* **Information provided**
[START]

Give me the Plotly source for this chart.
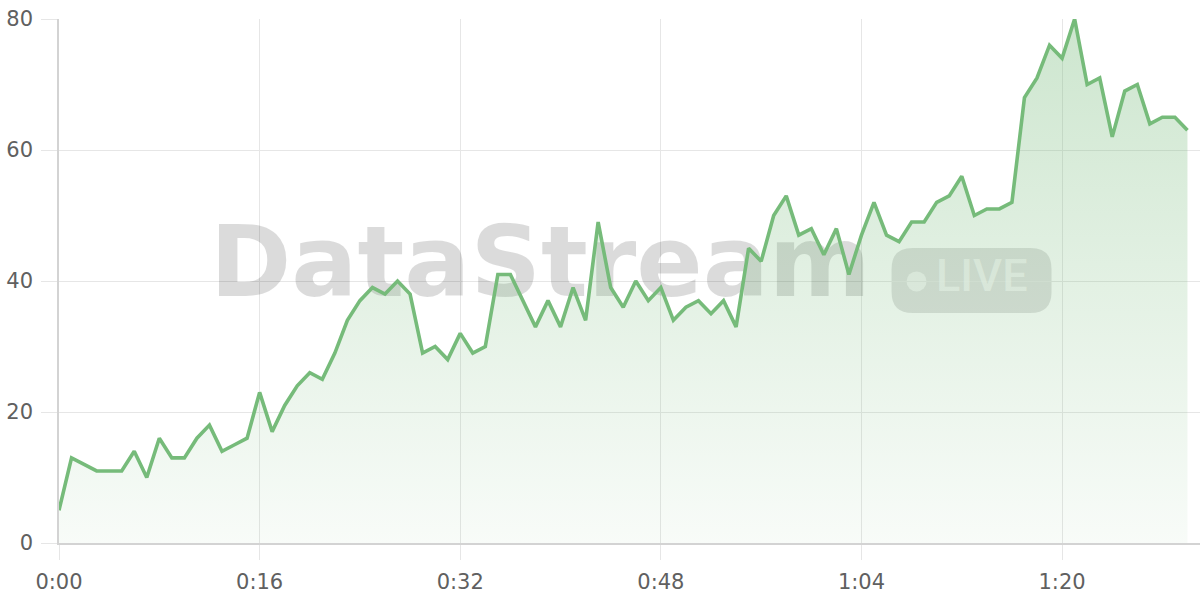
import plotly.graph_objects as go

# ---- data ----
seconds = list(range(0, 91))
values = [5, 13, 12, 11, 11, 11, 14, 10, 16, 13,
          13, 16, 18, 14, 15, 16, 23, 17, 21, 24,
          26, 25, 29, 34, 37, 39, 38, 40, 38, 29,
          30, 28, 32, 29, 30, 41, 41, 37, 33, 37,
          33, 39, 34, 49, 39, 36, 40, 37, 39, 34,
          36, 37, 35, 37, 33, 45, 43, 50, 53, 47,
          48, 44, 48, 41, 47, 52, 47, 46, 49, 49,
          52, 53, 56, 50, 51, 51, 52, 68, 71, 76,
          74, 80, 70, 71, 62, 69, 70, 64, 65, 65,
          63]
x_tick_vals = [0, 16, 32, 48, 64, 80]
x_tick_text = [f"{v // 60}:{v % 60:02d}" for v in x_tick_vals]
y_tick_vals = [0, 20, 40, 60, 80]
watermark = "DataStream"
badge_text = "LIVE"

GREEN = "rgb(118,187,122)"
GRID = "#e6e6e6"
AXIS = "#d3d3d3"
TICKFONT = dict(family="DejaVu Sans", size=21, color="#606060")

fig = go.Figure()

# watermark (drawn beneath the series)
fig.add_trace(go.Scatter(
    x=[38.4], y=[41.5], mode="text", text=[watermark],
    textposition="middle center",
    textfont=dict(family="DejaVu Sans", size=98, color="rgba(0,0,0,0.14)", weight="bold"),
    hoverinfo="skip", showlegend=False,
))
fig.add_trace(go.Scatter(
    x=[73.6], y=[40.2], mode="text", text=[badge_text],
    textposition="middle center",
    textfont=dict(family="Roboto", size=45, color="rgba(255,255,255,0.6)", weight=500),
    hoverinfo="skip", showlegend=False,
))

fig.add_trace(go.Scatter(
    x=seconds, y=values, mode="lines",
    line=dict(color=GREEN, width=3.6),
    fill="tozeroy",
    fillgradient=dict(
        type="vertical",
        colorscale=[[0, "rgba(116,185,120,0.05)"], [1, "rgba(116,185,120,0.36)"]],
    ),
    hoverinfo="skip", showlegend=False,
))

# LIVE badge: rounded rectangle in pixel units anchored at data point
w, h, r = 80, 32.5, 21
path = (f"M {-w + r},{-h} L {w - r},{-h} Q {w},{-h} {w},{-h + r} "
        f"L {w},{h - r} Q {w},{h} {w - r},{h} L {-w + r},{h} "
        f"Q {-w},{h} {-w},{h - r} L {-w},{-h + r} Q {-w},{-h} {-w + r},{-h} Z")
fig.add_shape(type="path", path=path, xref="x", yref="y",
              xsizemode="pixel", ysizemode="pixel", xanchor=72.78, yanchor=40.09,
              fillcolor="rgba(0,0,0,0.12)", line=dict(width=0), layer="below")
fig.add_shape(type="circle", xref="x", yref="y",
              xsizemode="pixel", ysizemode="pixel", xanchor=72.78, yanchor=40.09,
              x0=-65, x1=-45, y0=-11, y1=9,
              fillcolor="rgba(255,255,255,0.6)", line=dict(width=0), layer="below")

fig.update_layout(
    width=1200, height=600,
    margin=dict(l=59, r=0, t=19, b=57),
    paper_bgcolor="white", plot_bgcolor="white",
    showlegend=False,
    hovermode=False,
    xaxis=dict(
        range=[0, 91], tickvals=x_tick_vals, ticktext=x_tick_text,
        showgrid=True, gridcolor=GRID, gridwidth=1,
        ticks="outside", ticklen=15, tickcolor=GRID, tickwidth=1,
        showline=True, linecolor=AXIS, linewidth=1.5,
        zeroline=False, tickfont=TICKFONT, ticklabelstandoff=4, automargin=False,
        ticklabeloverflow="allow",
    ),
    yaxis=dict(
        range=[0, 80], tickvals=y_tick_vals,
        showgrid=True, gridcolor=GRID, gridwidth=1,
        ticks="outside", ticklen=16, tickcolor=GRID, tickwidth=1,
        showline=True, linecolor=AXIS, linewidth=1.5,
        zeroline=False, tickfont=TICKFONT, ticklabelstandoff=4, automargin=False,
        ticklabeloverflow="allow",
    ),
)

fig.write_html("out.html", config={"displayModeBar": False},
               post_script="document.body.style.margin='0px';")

[END]

* **To do**
Output exactly the span of lines from the top of the listing through the line holding "fig = go.Figure()", and leave every picture out.

* **Full solution**
Give me the Plotly source for this chart.
import plotly.graph_objects as go

# ---- data ----
seconds = list(range(0, 91))
values = [5, 13, 12, 11, 11, 11, 14, 10, 16, 13,
          13, 16, 18, 14, 15, 16, 23, 17, 21, 24,
          26, 25, 29, 34, 37, 39, 38, 40, 38, 29,
          30, 28, 32, 29, 30, 41, 41, 37, 33, 37,
          33, 39, 34, 49, 39, 36, 40, 37, 39, 34,
          36, 37, 35, 37, 33, 45, 43, 50, 53, 47,
          48, 44, 48, 41, 47, 52, 47, 46, 49, 49,
          52, 53, 56, 50, 51, 51, 52, 68, 71, 76,
          74, 80, 70, 71, 62, 69, 70, 64, 65, 65,
          63]
x_tick_vals = [0, 16, 32, 48, 64, 80]
x_tick_text = [f"{v // 60}:{v % 60:02d}" for v in x_tick_vals]
y_tick_vals = [0, 20, 40, 60, 80]
watermark = "DataStream"
badge_text = "LIVE"

GREEN = "rgb(118,187,122)"
GRID = "#e6e6e6"
AXIS = "#d3d3d3"
TICKFONT = dict(family="DejaVu Sans", size=21, color="#606060")

fig = go.Figure()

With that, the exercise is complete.